This Strange Engine was an end and a beginning for Marillion. Dumped by longtime label EMI after “disappointing” sales of previous album Afraid Of Sunlight – just the 400,000 copies – they were forced to downscale drastically, signing to independent Raw Power and watching as the needle hovered close to the financial danger zone.
But it was also the album that led to a pioneering fan-funded US tour, which itself mutated into the crowdfunding model that allowed Marillion to thrive and prosper.
On its original release in 1997, Marillion’s ninth album was dismissed in some quarters of their fanbase as too poppy, too lightweight, too lacking in the prog edge that had defined them. That wasn’t inaccurate, but no Marillion album has grown in stature like this one.
Time and subsequent releases have reframed it as a pivotal album musically and historically. More more than 25 years on, This Strange Engine stands as an elegant outlier in their back catalogue.
This impressive box set – four CDs, a Blu-ray, plus colourful liner notes from Marillion biographer Rich Wilson, housed in a compact package that sits nicely on the shelf next to previous reissues – does a fantastic job of not only re-presenting This Strange Engine for consideration, but contextualising it too.
The remixed original album features some absolute keepers, most notably Man Of A Thousand Faces, with some tasty acoustic guitar from Steve Rothery and an enigmatic lyric courtesy of collaborator John Helmer; plus the eternal Estonia, a moving treatise on loss inspired by singer Steve Hogarth’s chance meeting with a survivor of the 1994 ferry disaster than killed more than 800 people.
Hope For The Future’s odd blues-calypso mashup had initially struck a grating note, but time has lent it a curiosity value – it’s not as bad as some members of the band think it is (and nowhere near as awful as Afraid Of Sunlight’s Cannibal Surf Babe).
As with previous reissues, it’s the audio and visual extras that add value and interest. Work-in-progress versions of tracks are included on the Blu-ray, showing the sometimes tortuous nature of Marillion’s writing process.

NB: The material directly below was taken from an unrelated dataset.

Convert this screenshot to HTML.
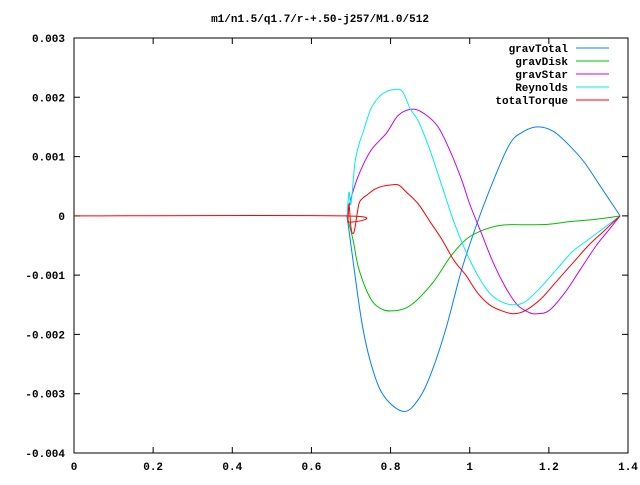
<!DOCTYPE html>
<html><head><meta charset="utf-8"><style>
body{margin:0;background:#fff}
text{font-family:"Liberation Mono",monospace;font-size:11px;font-weight:bold;fill:#000}
</style></head><body>
<svg id="c" width="640" height="480" xmlns="http://www.w3.org/2000/svg">
<rect width="640" height="480" fill="#fff"/>
<text x="320" y="22" text-anchor="middle">m1/n1.5/q1.7/r-+.50-j257/M1.0/512</text>
<g id="axes"></g><g id="series"></g><g id="legend"></g>
</svg>
<script>
const xTicks=[0,0.2,0.4,0.6,0.8,1,1.2,1.4];
const xTickLabels=["0","0.2","0.4","0.6","0.8","1","1.2","1.4"];
const yTicks=[0.003,0.002,0.001,0,-0.001,-0.002,-0.003,-0.004];
const yTickLabels=["0.003","0.002","0.001","0","-0.001","-0.002","-0.003","-0.004"];
const seriesNames=["gravTotal","gravDisk","gravStar","Reynolds","totalTorque"];
const seriesColors=["#0080ff","#00c000","#c000ff","#00eeee","#ff0000"];
const gravTotalX=[0.69,0.70,0.73,0.76,0.79,0.835,0.87,0.9,0.94,0.98,1.02,1.06,1.1,1.13,1.17,1.21,1.25,1.29,1.33,1.36,1.38];
const gravTotalY=[0,-0.0005,-0.0019,-0.0027,-0.0031,-0.0033,-0.0031,-0.0027,-0.0019,-0.0009,-0.0001,0.0006,0.0012,0.0014,0.0015,0.00143,0.0012,0.0009,0.0005,0.0002,0];
const gravDiskX=[0.69,0.705,0.72,0.75,0.78,0.81,0.84,0.87,0.91,0.95,0.99,1.03,1.07,1.1,1.15,1.2,1.25,1.3,1.34,1.38];
const gravDiskY=[0,-0.0004,-0.0009,-0.0014,-0.00158,-0.0016,-0.00155,-0.0014,-0.0011,-0.0007,-0.0004,-0.00025,-0.00017,-0.00015,-0.00015,-0.00014,-0.0001,-0.00007,-0.00004,0];
const gravStarX=[0.69,0.7,0.72,0.75,0.79,0.82,0.857,0.89,0.92,0.95,0.98,1.0,1.03,1.06,1.09,1.12,1.15,1.17,1.2,1.24,1.28,1.32,1.35,1.38];
const gravStarY=[0,0.0003,0.0007,0.0011,0.0014,0.0017,0.0018,0.0017,0.0015,0.0011,0.0006,0.0002,-0.0003,-0.0008,-0.0012,-0.0015,-0.00163,-0.00165,-0.0016,-0.0013,-0.0009,-0.0005,-0.00025,0];
const reynoldsX=[0.69,0.695,0.70,0.71,0.72,0.73,0.75,0.77,0.79,0.81,0.83,0.85,0.87,0.9,0.93,0.96,0.99,1.02,1.05,1.08,1.11,1.14,1.18,1.22,1.26,1.3,1.34,1.38];
const reynoldsY=[0,0.0004,0.0002,0.0009,0.0012,0.0014,0.0018,0.002,0.0021,0.00213,0.0021,0.0018,0.0016,0.0011,0.0005,-0.0001,-0.0006,-0.001,-0.0013,-0.00145,-0.0015,-0.00145,-0.0012,-0.0009,-0.0006,-0.0004,-0.0002,0];
const totalTorqueX=[0,0.688,0.692,0.695,0.70,0.705,0.71,0.72,0.73,0.74,0.76,0.78,0.8,0.82,0.84,0.87,0.9,0.93,0.96,0.99,1.02,1.05,1.08,1.11,1.14,1.18,1.22,1.26,1.3,1.34,1.38];
const totalTorqueY=[0,0,-0.0001,0.0002,-0.0002,-0.0003,-0.0002,0.0002,0.0003,0.00035,0.00045,0.0005,0.00052,0.00052,0.0004,0.0002,-0.0001,-0.0004,-0.00075,-0.001,-0.0013,-0.0015,-0.0016,-0.00165,-0.0016,-0.0014,-0.0011,-0.0008,-0.0005,-0.00025,0];

const L=74,R=628,T=38,B=453,XMIN=0,XMAX=1.4,YMIN=-0.004,YMAX=0.003;
const sx=v=>L+(v-XMIN)/(XMAX-XMIN)*(R-L);
const sy=v=>B-(v-YMIN)/(YMAX-YMIN)*(B-T);
const NS="http://www.w3.org/2000/svg";
function mk(tag,parent){const e=document.createElementNS(NS,tag);parent.appendChild(e);return e;}
function smoothPath(pts){
  let d='M'+pts[0][0].toFixed(1)+','+pts[0][1].toFixed(1);
  const k=0.5/3;
  for(let i=0;i<pts.length-1;i++){
    const p0=pts[i-1]||pts[i],p1=pts[i],p2=pts[i+1],p3=pts[i+2]||p2;
    const c1x=p1[0]+(p2[0]-p0[0])*k,c1y=p1[1]+(p2[1]-p0[1])*k;
    const c2x=p2[0]-(p3[0]-p1[0])*k,c2y=p2[1]-(p3[1]-p1[1])*k;
    d+=`C${c1x.toFixed(1)},${c1y.toFixed(1)} ${c2x.toFixed(1)},${c2y.toFixed(1)} ${p2[0].toFixed(1)},${p2[1].toFixed(1)}`;
  }
  return d;
}
const axes=document.getElementById('axes');
const frame=mk('rect',axes);


frame.setAttribute('x',L);frame.setAttribute('y',T);frame.setAttribute('width',R-L);frame.setAttribute('height',B-T);
frame.setAttribute('fill','none');frame.setAttribute('stroke','#000');
xTicks.forEach((v,i)=>{
  const x=sx(v);
  const t=mk('path',axes);
  
  
  t.setAttribute('d',`M${x},${B}v-6M${x},${T}v6`);t.setAttribute('stroke','#000');
  const l=mk('text',axes);
  
  
  l.setAttribute('x',x);l.setAttribute('y',B+17);l.setAttribute('text-anchor','middle');l.textContent=xTickLabels[i];
});
yTicks.forEach((v,i)=>{
  const y=sy(v);
  const t=mk('path',axes);
  
  
  t.setAttribute('d',`M${L},${y}h6M${R},${y}h-6`);t.setAttribute('stroke','#000');
  const l=mk('text',axes);
  
  
  l.setAttribute('x',L-9);l.setAttribute('y',y+4);l.setAttribute('text-anchor','end');l.textContent=yTickLabels[i];
});
const sers=document.getElementById('series');
const data=[[gravTotalX,gravTotalY],[gravDiskX,gravDiskY],[gravStarX,gravStarY],[reynoldsX,reynoldsY],[totalTorqueX,totalTorqueY]];
data.forEach((d,k)=>{
  const p=mk('path',sers);
  
  
  p.setAttribute('d',smoothPath(d[0].map((x,i)=>[sx(x),sy(d[1][i])])));
  p.setAttribute('fill','none');p.setAttribute('stroke',seriesColors[k]);p.setAttribute('stroke-width','1');
});
const leg=document.getElementById('legend');
seriesNames.forEach((n,k)=>{
  const y=48+k*13;
  const g=mk('g',leg);
  
  
  const t=mk('text',g);t.setAttribute('x',568);t.setAttribute('y',y+4);t.setAttribute('text-anchor','end');t.textContent=n;
  const l=mk('line',g);l.setAttribute('x1',576);l.setAttribute('x2',609);l.setAttribute('y1',y);l.setAttribute('y2',y);l.setAttribute('stroke',seriesColors[k]);
});
</script>
</body></html>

A live recording of a gig in Grand Rapids, Michigan in 1997 is fine, but a bootleg film of show in Utrecht the same year is pure gold – the perfect snapshot of a band defying the odds.
A documentary adds further context and detail (An Accidental Man is apparently the only Marillion song Peter Gabriel likes). As good as it is, this reissue is unlikely to push This Strange Engine up the ‘Greatest Marillion Albums’ rankings. What it does is reinforce just how quietly important it really was.
This Strange Engine Deluxe Edition is on sale now via earMusic.